-- Start of Supplied material --
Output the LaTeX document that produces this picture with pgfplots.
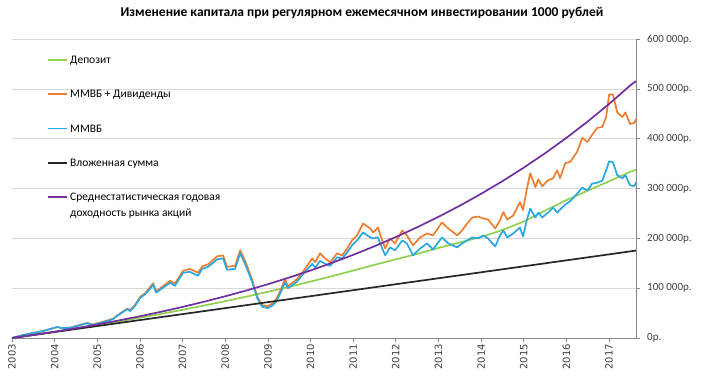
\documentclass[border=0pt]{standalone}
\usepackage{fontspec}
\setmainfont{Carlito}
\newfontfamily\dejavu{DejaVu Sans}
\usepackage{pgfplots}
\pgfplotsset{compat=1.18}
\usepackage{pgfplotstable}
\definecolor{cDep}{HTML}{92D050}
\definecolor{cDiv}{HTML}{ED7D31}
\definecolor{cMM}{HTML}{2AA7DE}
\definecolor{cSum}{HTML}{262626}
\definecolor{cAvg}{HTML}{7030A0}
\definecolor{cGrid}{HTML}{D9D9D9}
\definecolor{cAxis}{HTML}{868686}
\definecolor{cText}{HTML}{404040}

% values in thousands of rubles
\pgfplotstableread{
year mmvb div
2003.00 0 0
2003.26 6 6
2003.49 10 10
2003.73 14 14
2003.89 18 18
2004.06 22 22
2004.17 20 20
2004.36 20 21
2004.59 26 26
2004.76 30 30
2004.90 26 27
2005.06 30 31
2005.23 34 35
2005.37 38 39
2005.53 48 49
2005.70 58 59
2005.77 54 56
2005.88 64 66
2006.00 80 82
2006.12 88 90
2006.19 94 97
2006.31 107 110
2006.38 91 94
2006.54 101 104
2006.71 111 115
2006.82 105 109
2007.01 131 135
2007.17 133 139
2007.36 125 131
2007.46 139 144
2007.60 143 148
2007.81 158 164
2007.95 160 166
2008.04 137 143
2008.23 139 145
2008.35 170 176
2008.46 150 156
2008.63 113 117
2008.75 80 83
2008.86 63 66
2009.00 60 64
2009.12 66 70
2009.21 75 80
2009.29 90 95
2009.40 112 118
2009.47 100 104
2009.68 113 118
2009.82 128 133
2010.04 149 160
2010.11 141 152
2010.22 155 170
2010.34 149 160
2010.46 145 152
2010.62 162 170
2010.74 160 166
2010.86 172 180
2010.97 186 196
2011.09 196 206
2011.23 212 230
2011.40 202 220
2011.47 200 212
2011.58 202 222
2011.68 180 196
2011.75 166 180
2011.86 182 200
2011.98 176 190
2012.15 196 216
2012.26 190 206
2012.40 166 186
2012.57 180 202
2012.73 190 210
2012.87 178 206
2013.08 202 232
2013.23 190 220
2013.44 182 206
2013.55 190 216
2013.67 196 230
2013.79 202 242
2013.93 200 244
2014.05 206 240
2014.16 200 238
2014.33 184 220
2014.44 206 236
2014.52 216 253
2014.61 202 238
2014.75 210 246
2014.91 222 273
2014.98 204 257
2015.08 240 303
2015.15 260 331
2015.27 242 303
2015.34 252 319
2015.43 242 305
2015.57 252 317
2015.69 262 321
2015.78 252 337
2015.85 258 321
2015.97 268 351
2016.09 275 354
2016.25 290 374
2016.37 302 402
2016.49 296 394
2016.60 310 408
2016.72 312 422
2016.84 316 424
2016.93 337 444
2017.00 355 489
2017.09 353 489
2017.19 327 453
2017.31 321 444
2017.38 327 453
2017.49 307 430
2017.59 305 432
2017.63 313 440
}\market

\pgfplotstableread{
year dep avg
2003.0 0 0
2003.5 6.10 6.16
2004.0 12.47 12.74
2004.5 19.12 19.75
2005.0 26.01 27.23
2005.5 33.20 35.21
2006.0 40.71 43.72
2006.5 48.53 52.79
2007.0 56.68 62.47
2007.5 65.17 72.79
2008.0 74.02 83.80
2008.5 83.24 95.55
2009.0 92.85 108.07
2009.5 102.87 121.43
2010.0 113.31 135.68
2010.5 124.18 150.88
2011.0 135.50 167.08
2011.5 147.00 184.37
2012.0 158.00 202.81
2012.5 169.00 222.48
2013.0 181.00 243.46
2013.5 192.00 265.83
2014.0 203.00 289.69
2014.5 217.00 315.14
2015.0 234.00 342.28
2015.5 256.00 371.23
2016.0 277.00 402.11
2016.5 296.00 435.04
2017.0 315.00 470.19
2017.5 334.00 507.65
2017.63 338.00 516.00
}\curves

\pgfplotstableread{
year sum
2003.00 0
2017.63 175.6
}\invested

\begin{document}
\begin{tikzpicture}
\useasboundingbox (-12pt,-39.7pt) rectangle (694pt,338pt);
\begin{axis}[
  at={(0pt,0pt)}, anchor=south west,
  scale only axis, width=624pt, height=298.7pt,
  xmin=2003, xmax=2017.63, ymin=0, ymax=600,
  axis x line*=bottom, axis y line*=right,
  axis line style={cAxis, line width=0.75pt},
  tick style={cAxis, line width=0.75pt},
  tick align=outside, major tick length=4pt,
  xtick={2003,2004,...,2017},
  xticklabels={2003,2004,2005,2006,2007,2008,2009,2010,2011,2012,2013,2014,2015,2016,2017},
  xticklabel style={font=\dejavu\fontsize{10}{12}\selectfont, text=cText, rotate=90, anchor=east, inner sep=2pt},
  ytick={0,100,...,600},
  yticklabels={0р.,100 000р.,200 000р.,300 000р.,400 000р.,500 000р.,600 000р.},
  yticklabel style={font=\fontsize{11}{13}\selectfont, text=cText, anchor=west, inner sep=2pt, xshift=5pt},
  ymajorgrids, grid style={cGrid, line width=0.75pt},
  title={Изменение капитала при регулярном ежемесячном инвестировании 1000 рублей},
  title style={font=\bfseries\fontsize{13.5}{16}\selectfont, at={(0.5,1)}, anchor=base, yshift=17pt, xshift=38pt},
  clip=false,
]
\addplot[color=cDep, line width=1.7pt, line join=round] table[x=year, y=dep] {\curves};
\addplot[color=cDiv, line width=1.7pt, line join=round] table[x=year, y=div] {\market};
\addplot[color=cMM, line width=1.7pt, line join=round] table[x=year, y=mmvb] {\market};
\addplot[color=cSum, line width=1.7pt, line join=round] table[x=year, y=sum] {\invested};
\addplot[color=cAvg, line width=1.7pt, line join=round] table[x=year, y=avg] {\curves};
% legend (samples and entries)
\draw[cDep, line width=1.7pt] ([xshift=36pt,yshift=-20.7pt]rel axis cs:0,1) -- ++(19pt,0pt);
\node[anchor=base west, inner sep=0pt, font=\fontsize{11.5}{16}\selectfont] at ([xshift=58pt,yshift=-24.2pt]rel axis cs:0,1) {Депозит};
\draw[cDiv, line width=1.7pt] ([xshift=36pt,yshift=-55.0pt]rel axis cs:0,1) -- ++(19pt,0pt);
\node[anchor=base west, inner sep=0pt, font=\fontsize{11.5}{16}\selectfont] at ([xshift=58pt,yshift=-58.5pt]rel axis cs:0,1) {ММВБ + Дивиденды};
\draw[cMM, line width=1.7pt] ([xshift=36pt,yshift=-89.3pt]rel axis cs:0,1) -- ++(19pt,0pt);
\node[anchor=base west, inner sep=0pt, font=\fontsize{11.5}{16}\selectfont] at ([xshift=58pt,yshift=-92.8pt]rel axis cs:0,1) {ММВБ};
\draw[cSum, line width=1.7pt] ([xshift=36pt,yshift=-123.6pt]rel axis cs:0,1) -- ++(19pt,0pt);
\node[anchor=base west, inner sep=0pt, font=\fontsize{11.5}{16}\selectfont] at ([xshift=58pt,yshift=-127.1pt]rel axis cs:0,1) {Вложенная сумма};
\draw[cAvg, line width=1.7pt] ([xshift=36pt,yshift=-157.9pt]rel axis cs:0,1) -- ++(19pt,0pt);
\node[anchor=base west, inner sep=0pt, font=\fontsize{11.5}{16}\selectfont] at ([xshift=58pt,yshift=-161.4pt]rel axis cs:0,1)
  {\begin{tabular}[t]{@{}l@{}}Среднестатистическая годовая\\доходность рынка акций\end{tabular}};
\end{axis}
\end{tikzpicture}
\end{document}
-- End of Supplied material --
◆ Brief
Skip the images and write out the rest of the listing exactly.

◆ Correct result
Output the LaTeX document that produces this picture with pgfplots.
\documentclass[border=0pt]{standalone}
\usepackage{fontspec}
\setmainfont{Carlito}
\newfontfamily\dejavu{DejaVu Sans}
\usepackage{pgfplots}
\pgfplotsset{compat=1.18}
\usepackage{pgfplotstable}
\definecolor{cDep}{HTML}{92D050}
\definecolor{cDiv}{HTML}{ED7D31}
\definecolor{cMM}{HTML}{2AA7DE}
\definecolor{cSum}{HTML}{262626}
\definecolor{cAvg}{HTML}{7030A0}
\definecolor{cGrid}{HTML}{D9D9D9}
\definecolor{cAxis}{HTML}{868686}
\definecolor{cText}{HTML}{404040}

% values in thousands of rubles
\pgfplotstableread{
year mmvb div
2003.00 0 0
2003.26 6 6
2003.49 10 10
2003.73 14 14
2003.89 18 18
2004.06 22 22
2004.17 20 20
2004.36 20 21
2004.59 26 26
2004.76 30 30
2004.90 26 27
2005.06 30 31
2005.23 34 35
2005.37 38 39
2005.53 48 49
2005.70 58 59
2005.77 54 56
2005.88 64 66
2006.00 80 82
2006.12 88 90
2006.19 94 97
2006.31 107 110
2006.38 91 94
2006.54 101 104
2006.71 111 115
2006.82 105 109
2007.01 131 135
2007.17 133 139
2007.36 125 131
2007.46 139 144
2007.60 143 148
2007.81 158 164
2007.95 160 166
2008.04 137 143
2008.23 139 145
2008.35 170 176
2008.46 150 156
2008.63 113 117
2008.75 80 83
2008.86 63 66
2009.00 60 64
2009.12 66 70
2009.21 75 80
2009.29 90 95
2009.40 112 118
2009.47 100 104
2009.68 113 118
2009.82 128 133
2010.04 149 160
2010.11 141 152
2010.22 155 170
2010.34 149 160
2010.46 145 152
2010.62 162 170
2010.74 160 166
2010.86 172 180
2010.97 186 196
2011.09 196 206
2011.23 212 230
2011.40 202 220
2011.47 200 212
2011.58 202 222
2011.68 180 196
2011.75 166 180
2011.86 182 200
2011.98 176 190
2012.15 196 216
2012.26 190 206
2012.40 166 186
2012.57 180 202
2012.73 190 210
2012.87 178 206
2013.08 202 232
2013.23 190 220
2013.44 182 206
2013.55 190 216
2013.67 196 230
2013.79 202 242
2013.93 200 244
2014.05 206 240
2014.16 200 238
2014.33 184 220
2014.44 206 236
2014.52 216 253
2014.61 202 238
2014.75 210 246
2014.91 222 273
2014.98 204 257
2015.08 240 303
2015.15 260 331
2015.27 242 303
2015.34 252 319
2015.43 242 305
2015.57 252 317
2015.69 262 321
2015.78 252 337
2015.85 258 321
2015.97 268 351
2016.09 275 354
2016.25 290 374
2016.37 302 402
2016.49 296 394
2016.60 310 408
2016.72 312 422
2016.84 316 424
2016.93 337 444
2017.00 355 489
2017.09 353 489
2017.19 327 453
2017.31 321 444
2017.38 327 453
2017.49 307 430
2017.59 305 432
2017.63 313 440
}\market

\pgfplotstableread{
year dep avg
2003.0 0 0
2003.5 6.10 6.16
2004.0 12.47 12.74
2004.5 19.12 19.75
2005.0 26.01 27.23
2005.5 33.20 35.21
2006.0 40.71 43.72
2006.5 48.53 52.79
2007.0 56.68 62.47
2007.5 65.17 72.79
2008.0 74.02 83.80
2008.5 83.24 95.55
2009.0 92.85 108.07
2009.5 102.87 121.43
2010.0 113.31 135.68
2010.5 124.18 150.88
2011.0 135.50 167.08
2011.5 147.00 184.37
2012.0 158.00 202.81
2012.5 169.00 222.48
2013.0 181.00 243.46
2013.5 192.00 265.83
2014.0 203.00 289.69
2014.5 217.00 315.14
2015.0 234.00 342.28
2015.5 256.00 371.23
2016.0 277.00 402.11
2016.5 296.00 435.04
2017.0 315.00 470.19
2017.5 334.00 507.65
2017.63 338.00 516.00
}\curves

\pgfplotstableread{
year sum
2003.00 0
2017.63 175.6
}\invested

\begin{document}
\begin{tikzpicture}
\useasboundingbox (-12pt,-39.7pt) rectangle (694pt,338pt);
\begin{axis}[
  at={(0pt,0pt)}, anchor=south west,
  scale only axis, width=624pt, height=298.7pt,
  xmin=2003, xmax=2017.63, ymin=0, ymax=600,
  axis x line*=bottom, axis y line*=right,
  axis line style={cAxis, line width=0.75pt},
  tick style={cAxis, line width=0.75pt},
  tick align=outside, major tick length=4pt,
  xtick={2003,2004,...,2017},
  xticklabels={2003,2004,2005,2006,2007,2008,2009,2010,2011,2012,2013,2014,2015,2016,2017},
  xticklabel style={font=\dejavu\fontsize{10}{12}\selectfont, text=cText, rotate=90, anchor=east, inner sep=2pt},
  ytick={0,100,...,600},
  yticklabels={0р.,100 000р.,200 000р.,300 000р.,400 000р.,500 000р.,600 000р.},
  yticklabel style={font=\fontsize{11}{13}\selectfont, text=cText, anchor=west, inner sep=2pt, xshift=5pt},
  ymajorgrids, grid style={cGrid, line width=0.75pt},
  title={Изменение капитала при регулярном ежемесячном инвестировании 1000 рублей},
  title style={font=\bfseries\fontsize{13.5}{16}\selectfont, at={(0.5,1)}, anchor=base, yshift=17pt, xshift=38pt},
  clip=false,
]
\addplot[color=cDep, line width=1.7pt, line join=round] table[x=year, y=dep] {\curves};
\addplot[color=cDiv, line width=1.7pt, line join=round] table[x=year, y=div] {\market};
\addplot[color=cMM, line width=1.7pt, line join=round] table[x=year, y=mmvb] {\market};
\addplot[color=cSum, line width=1.7pt, line join=round] table[x=year, y=sum] {\invested};
\addplot[color=cAvg, line width=1.7pt, line join=round] table[x=year, y=avg] {\curves};
% legend (samples and entries)
\draw[cDep, line width=1.7pt] ([xshift=36pt,yshift=-20.7pt]rel axis cs:0,1) -- ++(19pt,0pt);
\node[anchor=base west, inner sep=0pt, font=\fontsize{11.5}{16}\selectfont] at ([xshift=58pt,yshift=-24.2pt]rel axis cs:0,1) {Депозит};
\draw[cDiv, line width=1.7pt] ([xshift=36pt,yshift=-55.0pt]rel axis cs:0,1) -- ++(19pt,0pt);
\node[anchor=base west, inner sep=0pt, font=\fontsize{11.5}{16}\selectfont] at ([xshift=58pt,yshift=-58.5pt]rel axis cs:0,1) {ММВБ + Дивиденды};
\draw[cMM, line width=1.7pt] ([xshift=36pt,yshift=-89.3pt]rel axis cs:0,1) -- ++(19pt,0pt);
\node[anchor=base west, inner sep=0pt, font=\fontsize{11.5}{16}\selectfont] at ([xshift=58pt,yshift=-92.8pt]rel axis cs:0,1) {ММВБ};
\draw[cSum, line width=1.7pt] ([xshift=36pt,yshift=-123.6pt]rel axis cs:0,1) -- ++(19pt,0pt);
\node[anchor=base west, inner sep=0pt, font=\fontsize{11.5}{16}\selectfont] at ([xshift=58pt,yshift=-127.1pt]rel axis cs:0,1) {Вложенная сумма};
\draw[cAvg, line width=1.7pt] ([xshift=36pt,yshift=-157.9pt]rel axis cs:0,1) -- ++(19pt,0pt);
\node[anchor=base west, inner sep=0pt, font=\fontsize{11.5}{16}\selectfont] at ([xshift=58pt,yshift=-161.4pt]rel axis cs:0,1)
  {\begin{tabular}[t]{@{}l@{}}Среднестатистическая годовая\\доходность рынка акций\end{tabular}};
\end{axis}
\end{tikzpicture}
\end{document}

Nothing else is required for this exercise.